• _Direction_
Write out the material exactly, with the pictures left out.

• _Data extract_
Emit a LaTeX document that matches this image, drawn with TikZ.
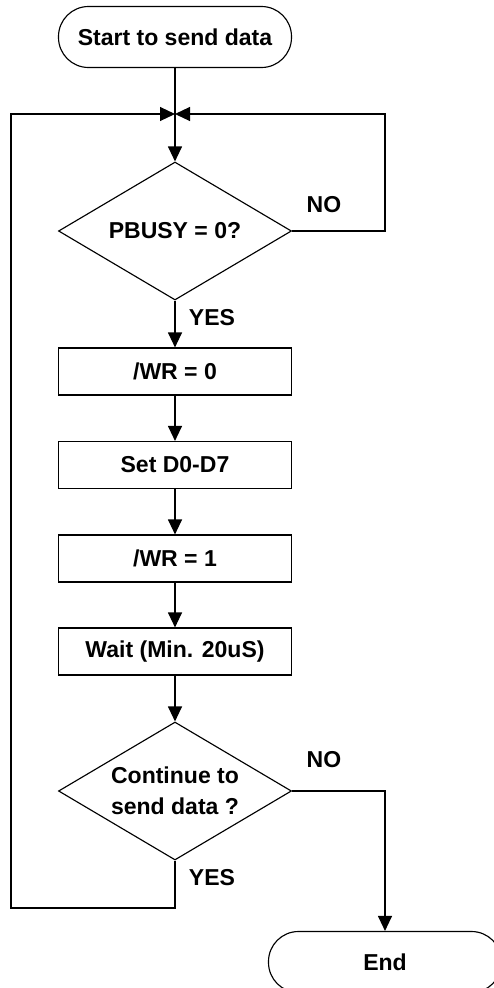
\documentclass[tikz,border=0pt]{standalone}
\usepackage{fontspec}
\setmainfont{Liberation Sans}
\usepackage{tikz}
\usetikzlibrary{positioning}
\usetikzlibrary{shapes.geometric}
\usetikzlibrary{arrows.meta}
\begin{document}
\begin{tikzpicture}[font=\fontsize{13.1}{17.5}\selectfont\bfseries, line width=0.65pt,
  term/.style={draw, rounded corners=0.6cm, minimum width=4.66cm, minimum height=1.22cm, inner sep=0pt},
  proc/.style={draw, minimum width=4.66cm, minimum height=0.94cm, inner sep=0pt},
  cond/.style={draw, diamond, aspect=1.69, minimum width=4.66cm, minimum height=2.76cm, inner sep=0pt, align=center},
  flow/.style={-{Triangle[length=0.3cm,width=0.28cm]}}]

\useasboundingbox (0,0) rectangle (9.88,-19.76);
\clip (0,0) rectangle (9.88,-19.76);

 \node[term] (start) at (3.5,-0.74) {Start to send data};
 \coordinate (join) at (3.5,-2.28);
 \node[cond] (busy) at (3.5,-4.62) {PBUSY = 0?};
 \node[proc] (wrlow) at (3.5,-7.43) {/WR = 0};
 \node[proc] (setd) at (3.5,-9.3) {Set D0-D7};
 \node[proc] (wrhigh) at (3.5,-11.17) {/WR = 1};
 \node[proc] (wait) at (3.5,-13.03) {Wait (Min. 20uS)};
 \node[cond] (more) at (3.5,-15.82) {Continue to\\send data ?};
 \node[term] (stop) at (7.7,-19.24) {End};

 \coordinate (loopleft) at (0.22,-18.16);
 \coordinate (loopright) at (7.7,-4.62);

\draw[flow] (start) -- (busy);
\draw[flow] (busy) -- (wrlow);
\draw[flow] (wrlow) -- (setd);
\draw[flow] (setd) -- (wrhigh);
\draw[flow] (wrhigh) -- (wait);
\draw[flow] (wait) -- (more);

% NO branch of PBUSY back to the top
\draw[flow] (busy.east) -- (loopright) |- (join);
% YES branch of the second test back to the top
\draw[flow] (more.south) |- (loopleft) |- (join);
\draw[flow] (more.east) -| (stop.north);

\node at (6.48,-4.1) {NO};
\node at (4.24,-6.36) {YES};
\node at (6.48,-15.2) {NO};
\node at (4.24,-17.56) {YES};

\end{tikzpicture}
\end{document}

• _The response_
Emit a LaTeX document that matches this image, drawn with TikZ.
\documentclass[tikz,border=0pt]{standalone}
\usepackage{fontspec}
\setmainfont{Liberation Sans}
\usepackage{tikz}
\usetikzlibrary{positioning}
\usetikzlibrary{shapes.geometric}
\usetikzlibrary{arrows.meta}
\begin{document}
\begin{tikzpicture}[font=\fontsize{13.1}{17.5}\selectfont\bfseries, line width=0.65pt,
  term/.style={draw, rounded corners=0.6cm, minimum width=4.66cm, minimum height=1.22cm, inner sep=0pt},
  proc/.style={draw, minimum width=4.66cm, minimum height=0.94cm, inner sep=0pt},
  cond/.style={draw, diamond, aspect=1.69, minimum width=4.66cm, minimum height=2.76cm, inner sep=0pt, align=center},
  flow/.style={-{Triangle[length=0.3cm,width=0.28cm]}}]

\useasboundingbox (0,0) rectangle (9.88,-19.76);
\clip (0,0) rectangle (9.88,-19.76);

 \node[term] (start) at (3.5,-0.74) {Start to send data};
 \coordinate (join) at (3.5,-2.28);
 \node[cond] (busy) at (3.5,-4.62) {PBUSY = 0?};
 \node[proc] (wrlow) at (3.5,-7.43) {/WR = 0};
 \node[proc] (setd) at (3.5,-9.3) {Set D0-D7};
 \node[proc] (wrhigh) at (3.5,-11.17) {/WR = 1};
 \node[proc] (wait) at (3.5,-13.03) {Wait (Min. 20uS)};
 \node[cond] (more) at (3.5,-15.82) {Continue to\\send data ?};
 \node[term] (stop) at (7.7,-19.24) {End};

 \coordinate (loopleft) at (0.22,-18.16);
 \coordinate (loopright) at (7.7,-4.62);

\draw[flow] (start) -- (busy);
\draw[flow] (busy) -- (wrlow);
\draw[flow] (wrlow) -- (setd);
\draw[flow] (setd) -- (wrhigh);
\draw[flow] (wrhigh) -- (wait);
\draw[flow] (wait) -- (more);

% NO branch of PBUSY back to the top
\draw[flow] (busy.east) -- (loopright) |- (join);
% YES branch of the second test back to the top
\draw[flow] (more.south) |- (loopleft) |- (join);
\draw[flow] (more.east) -| (stop.north);

\node at (6.48,-4.1) {NO};
\node at (4.24,-6.36) {YES};
\node at (6.48,-15.2) {NO};
\node at (4.24,-17.56) {YES};

\end{tikzpicture}
\end{document}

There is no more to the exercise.